The Name of the Beast
Armand Marie Leroi
- Buffon by Jacques Roger
Cornell, 492 pp, £39.50, August 1997, ISBN 0 8014 2918 8
- The Platypus and the Mermaid and Other Figments of the Classifying Imagination by Harriet Ritvo
Harvard, 274 pp, £19.95, November 1997, ISBN 0 674 67357 3
During the second half of the 18th century, the great enterprise of sorting out the biological world was at its most dynamic and magnificent. Empire-builders were sending home animals, indeed entire faunas, of a strangeness that defied traditional taxonomies. Scientifically-minded farmers were calculating pedigrees and codifying breeds in the quest for improved stock; physicians and surgeons were giving names to the apparently infinite congenital abnormalities that came under their not always very skilful care. For men with a taste for the kind of intellectual order that natural history can provide, these were times in which it must have been heaven to be alive.
Histories of animal classification begin with Aristotle but quickly skip to Linnaeus. His Systema Naturae, published in 1735, classified plants on the basis of their sexual parts. Linnaeus’s ambitions later expanded to encompass both plants and animals – by convention, modern zoological nomenclature begins with the names given in the tenth edition of Systema Naturae (1758). This attempt to embrace all living nature within a single system was an enormous task, more enormous by far than he conceived. Erroneously believing the tropics to be biologically rather uniform, Linnaeus thought that there were about six thousand animal species; the true number is more like ten million. He was responsible for two important innovations, however. First, he brought order to the nomenclature of animals: it is to him that we owe the binomial system of genera and species. Second, he attempted to order the organisms that he saw into successively more inclusive groups, each of which was defined by the possession of a particular trait: in the tenth edition of Systema Naturae he created the Mammalia, essentially the taxon that we know today, containing all the creatures from shrews to whales that suckle their young.
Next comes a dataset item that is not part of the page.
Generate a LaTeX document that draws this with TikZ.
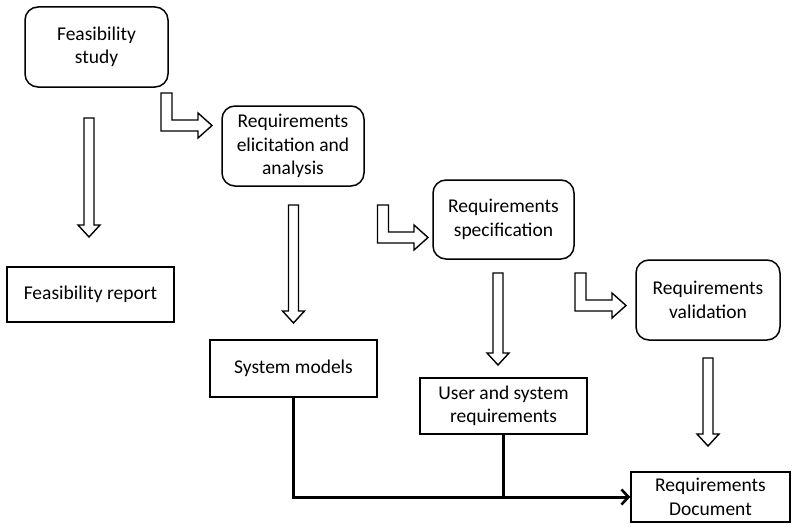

It was, as Linnaeus himself admitted, an artificial method of classification because the critical characters were chosen for the convenience of the classifier. Yet he believed that the characters somehow defined the essence of the plants and animals laid before him; he was, after all, in search of the true order of Creation.
Georges-Louis Leclerc, comte de Buffon, was a man who connected what Linnaeus sought to sunder: he saw animals as a totality. Between 1744 and his death in 1788, Buffon wrote his magnificent 44-volume Histoire naturelle générale et particulière. ‘Genius,’ he said, ‘is only a greater gift of patience.’ An exact contemporary of Linnaeus, he had a mind of an altogether different construction from that of the Great Classifier, whose system he scorned and whose followers he anathematised. His reasons for doing so were complex, subtle and consistent, and his reputation has accordingly never stood high in the English-speaking world. Fortunately, we now have a wonderful guide to his thought, in English, by the late Jacques Roger.
Buffon’s compendium is a true natural history: a compilation of facts about the form, habits and behaviours of his subjects. He believed that the creatures Linnaeus separated out as ‘Mammalia’ and ‘Aves’ could be ‘connected’ in a multitude of ways: hedgehogs and porcupines bore live young, yet their spines suggested avian feathers. Bats seemed like mice, yet they flew like birds; conversely, ostriches laid eggs, but did not fly. There was a maritime link: seals – whales – fish – penguins – birds; if you look for them, connections are everywhere. It made for a chaotic state of affairs: ‘Nature has produced a world of related and unrelated creatures ... an infinity of harmonious and contrary combinations.’ ‘Expect anything ... ambiguous species, irregular productions, anomalous beings.’ He was writing about the pig.